The Good News For NIO Stock
The good news for NIO stock investors is that the company’s fundamental outlook has dramatically improved. Nio reported 3,740 vehicle deliveries in June, up 179% from a year ago and 8.8% from May.
Nio’s sales numbers bottomed in February, and its growth story is back in full effect. But most importantly, Nio finally appears to have its financial situation under control. The company raised $428 million in mid-June at just 6.9% dilution to shareholders.
Nio finished 2019 with a dangerously low $161.7 million. However, Nio had upped that level to $338.6 million by the end of March. The latest $428 million equity offering and a reported $1.42 billion deal with Hefei City have seemingly eliminated Nio’s cash problems until at least 2022, according to Bank of America analyst Ming Hsun Lee.
Looking ahead, Lee says the launch of the EC6 electric SUV in the third quarter and a 100kWh battery pack in the first quarter will be further catalysts for the company in the second half of 2020.
“We believe NIO’s fundamentals have bottomed out, demonstrated by improving volume sales and margin,” Lee says. “It is achieving faster than expected sales channel expansion and strengthening brand equity.”
The Problem For Nio Investors
The problem with Nio stock is its valuation, and it’s not alone. A bubble in EV stocks has pushed the valuations of stocks like Tesla (NASDAQ:TSLA), Nikola (NASDAQ:NKLA) and others to absurd levels. Nio is no exception.
One of the deceiving things about stock market bubbles is that they inflate the share prices of good companies right along with the bad companies. High-quality growth stocks like Microsoft (NASDAQ:MSFT) and Cisco Systems (NASDAQ:CSCO) were caught up in the dot-com bubble as much as Pets.com and GeoCities.

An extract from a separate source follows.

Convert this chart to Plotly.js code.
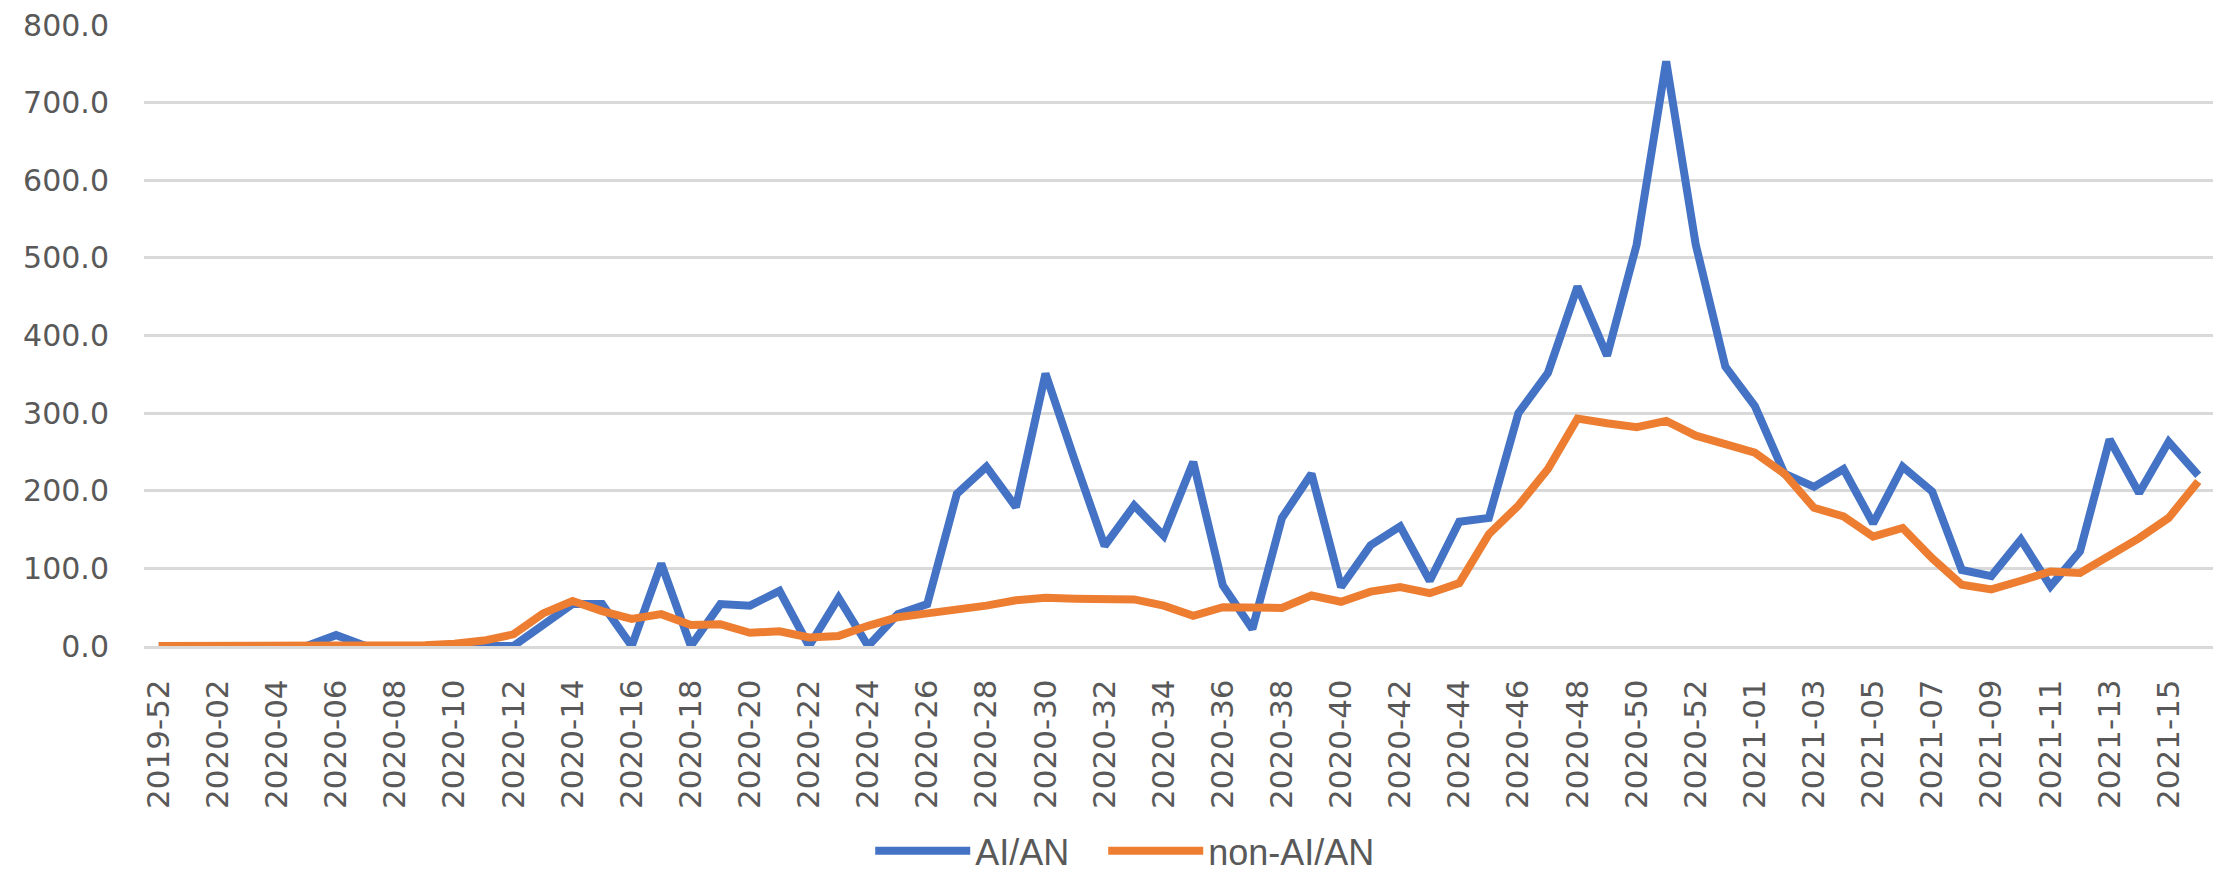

Goldman Sachs is projecting Nio’s revenue will grow 80%, 86% and 72% in 2020, 2021 and 2022, respectively. Analyst Fei Fang is also projecting 2030 earnings per share of around $2.50 for Nio. That profitability level is a far cry from the $1.44 net EPS loss the company has reported in the past four quarters.
However, despite those impressive growth estimates, Fang recently downgraded Nio stock from “hold” to “sell.”

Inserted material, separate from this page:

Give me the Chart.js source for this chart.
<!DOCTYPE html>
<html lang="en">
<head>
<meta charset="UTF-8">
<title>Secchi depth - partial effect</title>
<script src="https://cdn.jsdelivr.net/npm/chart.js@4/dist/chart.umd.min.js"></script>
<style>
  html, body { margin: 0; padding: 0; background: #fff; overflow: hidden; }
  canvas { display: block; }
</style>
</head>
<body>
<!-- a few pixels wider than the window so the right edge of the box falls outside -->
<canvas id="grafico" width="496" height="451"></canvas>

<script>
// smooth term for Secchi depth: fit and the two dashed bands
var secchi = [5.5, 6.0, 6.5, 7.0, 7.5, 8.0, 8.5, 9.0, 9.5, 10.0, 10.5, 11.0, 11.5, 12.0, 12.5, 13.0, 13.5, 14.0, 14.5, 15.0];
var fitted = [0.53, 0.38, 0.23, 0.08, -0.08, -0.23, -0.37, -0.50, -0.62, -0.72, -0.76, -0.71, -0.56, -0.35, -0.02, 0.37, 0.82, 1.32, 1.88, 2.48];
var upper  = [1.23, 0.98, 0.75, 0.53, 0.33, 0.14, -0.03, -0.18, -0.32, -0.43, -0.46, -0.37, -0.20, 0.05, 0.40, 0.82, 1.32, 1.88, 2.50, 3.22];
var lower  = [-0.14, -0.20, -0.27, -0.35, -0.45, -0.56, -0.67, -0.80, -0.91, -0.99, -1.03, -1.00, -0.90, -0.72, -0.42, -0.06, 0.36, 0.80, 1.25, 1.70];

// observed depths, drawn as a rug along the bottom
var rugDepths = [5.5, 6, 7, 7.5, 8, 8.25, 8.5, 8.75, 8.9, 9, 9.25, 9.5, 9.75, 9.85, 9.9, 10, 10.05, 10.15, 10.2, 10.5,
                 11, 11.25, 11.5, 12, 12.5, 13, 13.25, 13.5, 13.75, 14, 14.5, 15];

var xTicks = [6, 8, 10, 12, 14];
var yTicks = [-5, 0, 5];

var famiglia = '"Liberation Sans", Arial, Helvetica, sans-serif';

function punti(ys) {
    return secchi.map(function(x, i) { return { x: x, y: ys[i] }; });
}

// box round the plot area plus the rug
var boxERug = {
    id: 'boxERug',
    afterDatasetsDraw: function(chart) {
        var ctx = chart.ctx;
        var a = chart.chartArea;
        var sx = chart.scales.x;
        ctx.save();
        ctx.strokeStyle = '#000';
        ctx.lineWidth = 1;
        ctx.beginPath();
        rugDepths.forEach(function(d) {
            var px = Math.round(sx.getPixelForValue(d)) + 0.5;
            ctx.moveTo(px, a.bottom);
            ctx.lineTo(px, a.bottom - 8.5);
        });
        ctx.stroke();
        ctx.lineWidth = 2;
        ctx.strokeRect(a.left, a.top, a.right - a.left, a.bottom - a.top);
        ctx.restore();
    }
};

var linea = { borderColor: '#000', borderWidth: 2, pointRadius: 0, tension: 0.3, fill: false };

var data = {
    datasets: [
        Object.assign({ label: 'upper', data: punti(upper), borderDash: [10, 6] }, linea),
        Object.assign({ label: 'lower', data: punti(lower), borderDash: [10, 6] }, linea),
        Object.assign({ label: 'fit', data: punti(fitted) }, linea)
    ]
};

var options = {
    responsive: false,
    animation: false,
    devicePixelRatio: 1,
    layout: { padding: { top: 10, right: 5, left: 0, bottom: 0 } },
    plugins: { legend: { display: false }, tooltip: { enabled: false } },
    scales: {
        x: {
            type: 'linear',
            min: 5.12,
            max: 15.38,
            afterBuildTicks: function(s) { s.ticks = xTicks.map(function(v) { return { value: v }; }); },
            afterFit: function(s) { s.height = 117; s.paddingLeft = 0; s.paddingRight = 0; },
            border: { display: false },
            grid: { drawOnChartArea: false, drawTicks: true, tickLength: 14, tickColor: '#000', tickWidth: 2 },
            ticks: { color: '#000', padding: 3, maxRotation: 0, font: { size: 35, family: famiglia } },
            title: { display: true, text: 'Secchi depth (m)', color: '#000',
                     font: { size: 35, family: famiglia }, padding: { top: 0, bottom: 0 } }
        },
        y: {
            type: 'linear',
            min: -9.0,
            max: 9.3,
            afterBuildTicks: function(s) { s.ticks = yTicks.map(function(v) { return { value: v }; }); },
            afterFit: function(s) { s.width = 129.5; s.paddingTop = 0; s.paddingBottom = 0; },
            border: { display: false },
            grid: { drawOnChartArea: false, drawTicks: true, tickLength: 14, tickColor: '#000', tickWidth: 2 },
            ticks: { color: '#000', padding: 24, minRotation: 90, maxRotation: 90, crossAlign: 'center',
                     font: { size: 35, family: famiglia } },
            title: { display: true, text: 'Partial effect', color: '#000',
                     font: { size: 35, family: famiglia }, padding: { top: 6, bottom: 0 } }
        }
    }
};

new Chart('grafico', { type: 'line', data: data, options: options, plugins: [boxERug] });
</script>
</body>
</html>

“We believe the current share price reflects over-optimism given no substantial changes to volume/profit expectations,” Fang says.
Her $7 price target for Nio is based on those very same aggressive projections mentioned above.

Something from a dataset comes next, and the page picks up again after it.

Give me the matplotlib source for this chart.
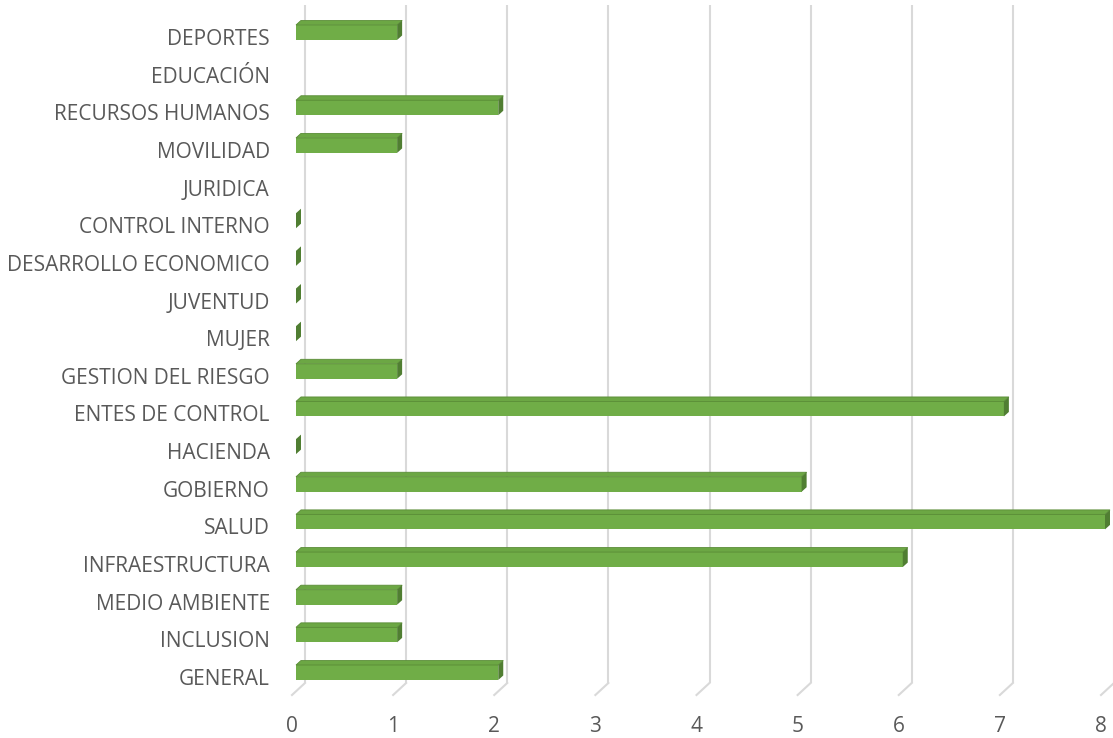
import numpy as np
import matplotlib
matplotlib.use('Agg')
import matplotlib.pyplot as plt
from matplotlib.patches import Polygon

# bottom to top, as drawn; nan = no value entered
areas = ['GENERAL', 'INCLUSION', 'MEDIO AMBIENTE', 'INFRAESTRUCTURA', 'SALUD',
         'GOBIERNO', 'HACIENDA', 'ENTES DE CONTROL', 'GESTION DEL RIESGO',
         'MUJER', 'JUVENTUD', 'DESARROLLO ECONOMICO', 'CONTROL INTERNO',
         'JURIDICA', 'MOVILIDAD', 'RECURSOS HUMANOS', 'EDUCACIÓN', 'DEPORTES']
counts = [2, 1, 1, 6, 8, 5, 0, 7, 1, 0, 0, 0, 0, np.nan, 1, 2, np.nan, 1]
x_ticks = list(range(0, 9))

plt.rcParams['font.family'] = ['Open Sans', 'DejaVu Sans']

W, H, DPI = 1113, 738, 100
fig = plt.figure(figsize=(W / DPI, H / DPI), dpi=DPI)
# axes box is the front plane of the 3D floor
left_px, right_px, bot_px, top_px = 292, 1101, 695, 17
ax = fig.add_axes([left_px / W, (H - bot_px) / H,
                   (right_px - left_px) / W, (bot_px - top_px) / H])
xmin, xmax = 0, 8
ymin, ymax = -0.478, 17.53
ax.set_xlim(xmin, xmax)
ax.set_ylim(ymin, ymax)

# pixel -> data conversion for the oblique depth offsets
sx = (right_px - left_px) / (xmax - xmin)
sy = (bot_px - top_px) / (ymax - ymin)


def off(px_x, px_y):
    return px_x / sx, px_y / sy


grid_c = '#D9D9D9'
gdx, gdy = off(13, 12)
for v in x_ticks:
    ax.plot([v + gdx, v + gdx], [ymin + gdy, ymax + gdy], color=grid_c,
            lw=1.5, clip_on=False, zorder=1, solid_capstyle='butt')
    ax.plot([v, v + gdx], [ymin, ymin + gdy], color=grid_c, lw=1.5,
            clip_on=False, zorder=1)

# 3D bars: front face, top face, right side face
fdx, fdy = off(4, 4.5)     # front face sits a bit into the depth
bdx, bdy = off(5, 4.5)     # bar depth
bh = 15 / sy
front_c, top_c, side_c, edge_c = '#70AD47', '#6CA744', '#507E32', '#5A8C37'
for i, val in enumerate(counts):
    if np.isnan(val):
        continue
    x0, x1 = fdx, val + fdx
    yb, yt = i + fdy - bh / 2, i + fdy + bh / 2
    if val > 0:
        ax.add_patch(Polygon([(x0, yb), (x1, yb), (x1, yt), (x0, yt)],
                             closed=True, fc=front_c, ec='none', zorder=3,
                             clip_on=False))
        ax.add_patch(Polygon([(x0, yt), (x1, yt), (x1 + bdx, yt + bdy),
                              (x0 + bdx, yt + bdy)], closed=True,
                             fc=top_c, ec=edge_c, lw=0.6, zorder=3,
                             clip_on=False))
    ax.add_patch(Polygon([(x1, yb), (x1 + bdx, yb + bdy),
                          (x1 + bdx, yt + bdy), (x1, yt)], closed=True,
                         fc=side_c, ec='none', zorder=3, clip_on=False))

txt_c = '#595959'
ax.set_xticks(x_ticks)
ax.set_xticklabels([str(t) for t in x_ticks], fontsize=15, color=txt_c)
ax.set_yticks(range(len(areas)))
ax.set_yticklabels(areas, fontsize=15, color=txt_c)
ax.tick_params(axis='x', length=0, pad=15)
ax.tick_params(axis='y', length=0, pad=16)
for s in ax.spines.values():
    s.set_visible(False)

fig.savefig('out.png', dpi=DPI)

“Our target P/E multiple of 7.7X is the average of the Chinese OEMs, large cap auto parts makers, and global luxury auto peers for 2020E,” Fang says.
How To Play NIO Stock
The same story is playing out over and over again with these EV stocks in 2020. Whether it be Tesla, Nikola, Nio or dozens more, analysts are all bullish on the EV growth outlook. But the absurd valuations have their hands tied.
Bank of America’s Lee, who has such bullish things to say about Nio in the comments above, has a “buy” rating for NIO stock. However, Lee also has just a $7.30 price target, about 44% below the current share price.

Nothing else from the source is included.